Think of it this way, if I show up at your town council's office and offer to pay 2x the property taxes you currently pay, should I be able to bid you out of your home? If that wouldn't be ethical, why is it ethical to do it in a distributed way?
I think Prop13 is nuts, but the opposite idea of continually subjecting people's homes to volatile and unpredictable market price based taxes is also nuts.
"All because a bunch of people with more money than you are now willing to pay a bunch of money for your neighbors' places."
I think laws and policy should exactly be focused on protecting those who have less from the impact of those who have more. Not because they're morally superior or anything, but just to try to keep things balanced because the people with the money already enjoy so many other advantages.

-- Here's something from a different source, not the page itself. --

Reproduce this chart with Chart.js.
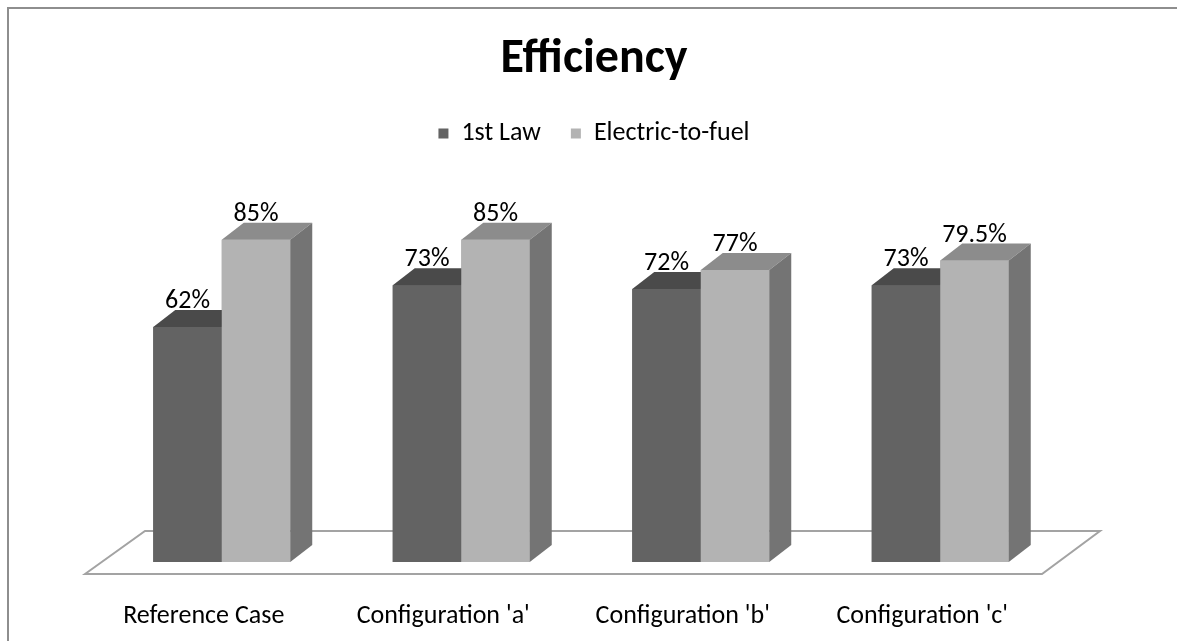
<!DOCTYPE html>
<html>
<head>
<meta charset="utf-8">
<title>Efficiency</title>
<script src="https://cdn.jsdelivr.net/npm/chart.js@4.4.0/dist/chart.umd.min.js"></script>
<style>
  html, body { margin: 0; padding: 0; background: #fff; overflow: hidden; }
  #effChart { display: block; }
</style>
</head>
<body>
<canvas id="effChart" width="1177" height="641"></canvas>
<script>
// Chart data
var categories = ["Reference Case", "Configuration 'a'", "Configuration 'b'", "Configuration 'c'"];
var firstLaw = [62, 73, 72, 73];
var electricToFuel = [85, 85, 77, 79.5];
var seriesNames = ["1st Law", "Electric-to-fuel"];

var FONT = "Carlito, Lato, 'Open Sans', sans-serif";

// face colours for the fake 3D look: front, top, side
var shades = [
    { front: "#636363", top: "#4a4a4a", side: "#555555" },
    { front: "#b3b3b3", top: "#8c8c8c", side: "#747474" }
];

// depth of the bars
var DX = 22, DY = -17;

// chart border (left and top edges only are inside the window)
var frame = {
    id: "frame",
    beforeDraw: function (chart) {
        var ctx = chart.ctx;
        ctx.save();
        ctx.strokeStyle = "#8e8e8e";
        ctx.lineWidth = 2;
        ctx.beginPath();
        ctx.moveTo(8, chart.height);
        ctx.lineTo(8, 8);
        ctx.lineTo(chart.width, 8);
        ctx.stroke();
        ctx.restore();
    }
};

var floor3d = {
    id: "floor3d",
    beforeDatasetsDraw: function (chart) {
        var ctx = chart.ctx;
        var a = chart.chartArea;
        var y0 = chart.scales.y.getPixelForValue(0);
        ctx.save();
        ctx.beginPath();
        ctx.moveTo(a.left - 17, y0 + 12);
        ctx.lineTo(a.left + 43, y0 - 31);
        ctx.lineTo(a.right + 40, y0 - 31);
        ctx.lineTo(a.right - 18, y0 + 12);
        ctx.closePath();
        ctx.fillStyle = "#ffffff";
        ctx.fill();
        ctx.lineWidth = 2;
        ctx.strokeStyle = "#a3a3a3";
        ctx.stroke();
        ctx.restore();
    }
};

var bars3d = {
    id: "bars3d",
    afterDatasetsDraw: function (chart) {
        var ctx = chart.ctx;
        ctx.save();
        for (var i = 0; i < categories.length; i++) {
            chart.data.datasets.forEach(function (ds, d) {
                var bar = chart.getDatasetMeta(d).data[i];
                var l = bar.x - bar.width / 2, r = bar.x + bar.width / 2;
                var t = bar.y, b = bar.base;
                var c = shades[d];
                // front
                ctx.fillStyle = c.front;
                ctx.fillRect(l, t, r - l, b - t);
                // top
                ctx.beginPath();
                ctx.moveTo(l, t);
                ctx.lineTo(l + DX, t + DY);
                ctx.lineTo(r + DX, t + DY);
                ctx.lineTo(r, t);
                ctx.closePath();
                ctx.fillStyle = c.top;
                ctx.fill();
                // side
                ctx.beginPath();
                ctx.moveTo(r, t);
                ctx.lineTo(r + DX, t + DY);
                ctx.lineTo(r + DX, b + DY);
                ctx.lineTo(r, b);
                ctx.closePath();
                ctx.fillStyle = c.side;
                ctx.fill();
            });
        }
        // value labels
        ctx.font = "26px " + FONT;
        ctx.fillStyle = "#000";
        ctx.textAlign = "center";
        ctx.textBaseline = "alphabetic";
        chart.data.datasets.forEach(function (ds, d) {
            chart.getDatasetMeta(d).data.forEach(function (bar, i) {
                ctx.fillText(ds.data[i] + "%", bar.x, bar.y + DY - 2);
            });
        });
        ctx.restore();
    }
};

var ctx = document.getElementById("effChart").getContext("2d");
var effChart = new Chart(ctx, {
    type: "bar",
    data: {
        labels: categories,
        datasets: [{
            label: seriesNames[0],
            data: firstLaw,
            backgroundColor: shades[0].front
        }, {
            label: seriesNames[1],
            data: electricToFuel,
            backgroundColor: shades[1].front
        }]
    },
    options: {
        responsive: false,
        animation: false,
        layout: {
            padding: { left: 102, right: 91, top: 0, bottom: 0 }
        },
        datasets: {
            bar: { barPercentage: 1, categoryPercentage: 0.572 }
        },
        scales: {
            x: {
                grid: { display: false, drawTicks: false },
                border: { display: false },
                ticks: {
                    color: "#000",
                    font: { family: FONT, size: 26 },
                    padding: 39,
                    labelOffset: -18,
                    maxRotation: 0
                },
                afterFit: function (s) { s.height = 79; }
            },
            y: {
                position: "right",
                min: 0,
                max: 106.9,
                grid: { display: false },
                border: { display: false },
                ticks: { display: false },
                afterFit: function (s) { s.width = 26; }
            }
        },
        plugins: {
            tooltip: { enabled: false },
            title: {
                display: true,
                text: "Efficiency",
                color: "#000",
                font: { family: FONT, size: 48, weight: "bold" },
                padding: { top: 31, bottom: 2 }
            },
            legend: {
                display: true,
                position: "top",
                labels: {
                    color: "#000",
                    boxWidth: 10,
                    boxHeight: 10,
                    padding: 30,
                    font: { family: FONT, size: 26 }
                }
            }
        }
    },
    plugins: [frame, floor3d, bars3d]
});
</script>
</body>
</html>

Moving is hugely disruptive to people's life, so the ability to plan expenses - both for property tax and in terms of rent control - has a lot of non-financial appeal as a policy. "Make people move when folks with more cash want to come in" is at best a somewhat heartless position, and at worse a major driver of homelessness.
You're missing the part where city policy creates the housing shortage. It's the city that approves zoning for a huge number of offices and then refuses to allow more homes. The homeowners reaping these massive rewards are who vote in favor of the housing shortage.
There's easy ways to deal with the down sides of increasing property values. Delay the payment to sale or even tax the value from some number of years ago.
> Moving is hugely disruptive to people's life
The housing shortages in CA are doing this to renters and anyone else that's forced to move. Older couple that can't handle stairs, growing family, etc.
Prop 13 is a horrible way to address any of these problems.
However, if all you have is a house in an area with rapid price growth, this change won't save you.
There isn't a solution that is fair, the major activity in the debate over California housing seems to be people turning themselves in knots to find solutions where long time residents enjoy a high-demand city without paying for its upkeep. The goal is for long time residents to reap rewards without doing anything - there is no fair way to do that. It drives inequality too. Rich people tend to own lots of land for long periods of time.
> ...the rest of the city forces you to "enjoy" higher taxes you never demanded [...] or wanted...
I do not hesitate in pointing out this part of your post applies to most taxpayers. I personally disagree with most of what my tax money is spent on, and distrust the people who spend it. That is why it is taxed from me.
We should go with https://en.wikipedia.org/wiki/Georgism - it is fairest over the long term. Moving homes is not so terrible that it has to be prevented at all costs.
Just because property values double doesn't mean the cost of pothole repair doubles?
Might be a struggle to get tax reductions past the voting public. But I think a bit of political elbow grease could get it done.
That's semantics at best.
The people with the greatest ability to pay are the ones getting the biggest tax break.
They don't necessarily have any ability to pay, which is the scenario that brought prop13 to life in the first place (low-income grandma kicked to the street by taxes).
Someone of modest income who bought a modest 100K house years ago isn't cash-flow rich today just because the paper value of their house went up. They are probably retired living on a small social security check and don't have much any ability to pay, let alone the "greatest ability".
It's fine to have different views on how society should handle this tricky scenario, but let's be intellectually honest with the core facts.
Also, I think low-income grandma was and always has been a useful narrative piece. Howard Jarvis, the author of prop13, was literally a lobbyist for apartments and businesses. Please watch The First Angry Man when you get a chance: https://www.kcet.org/shows/the-first-angry-man/episodes/the-...
Often the house isn't much to downsize from. If they bought a modest house for 100K back then, it's probably not big.
I bought my current house in my 20s. It is tiny because it was all I could afford back then. I always expected to move up, but it hasn't happened. So I've made my life on this street, these parks and forests. I could afford to move up now but it's a nice area and it has become home. I'm not ready to retire but when I do, there's no point in downsizing, it's already tiny.
Also don't underestimate the pain of moving for an older person. I often wish my >90yr mother would move closer to here but at that age she is terrified having to change any of her regular doctors and neighbors.
The grandma may be an "useful narrative piece" and it was, but it is also very real. These are the people who benefit the most from being able to stay in their home to the end. It is very cruel to force an older person to move from their comfort zone.
Of course, corporations taking advantage of prop13 is a travesty. It should be for individuals in their own home only.
Not to mention that it's kind of a lot to force, idk, 80-year-olds to take out reverse mortgages just so they can keep living in homes they've already paid for and own. Though I guess it's not surprising if people half their age don't care about their burden.
It’s an easy policy challenge. Let the person carry the tax until a sale. Or they can carry it until death. It should not pass to kids and the tax assessment is taken at the final sale.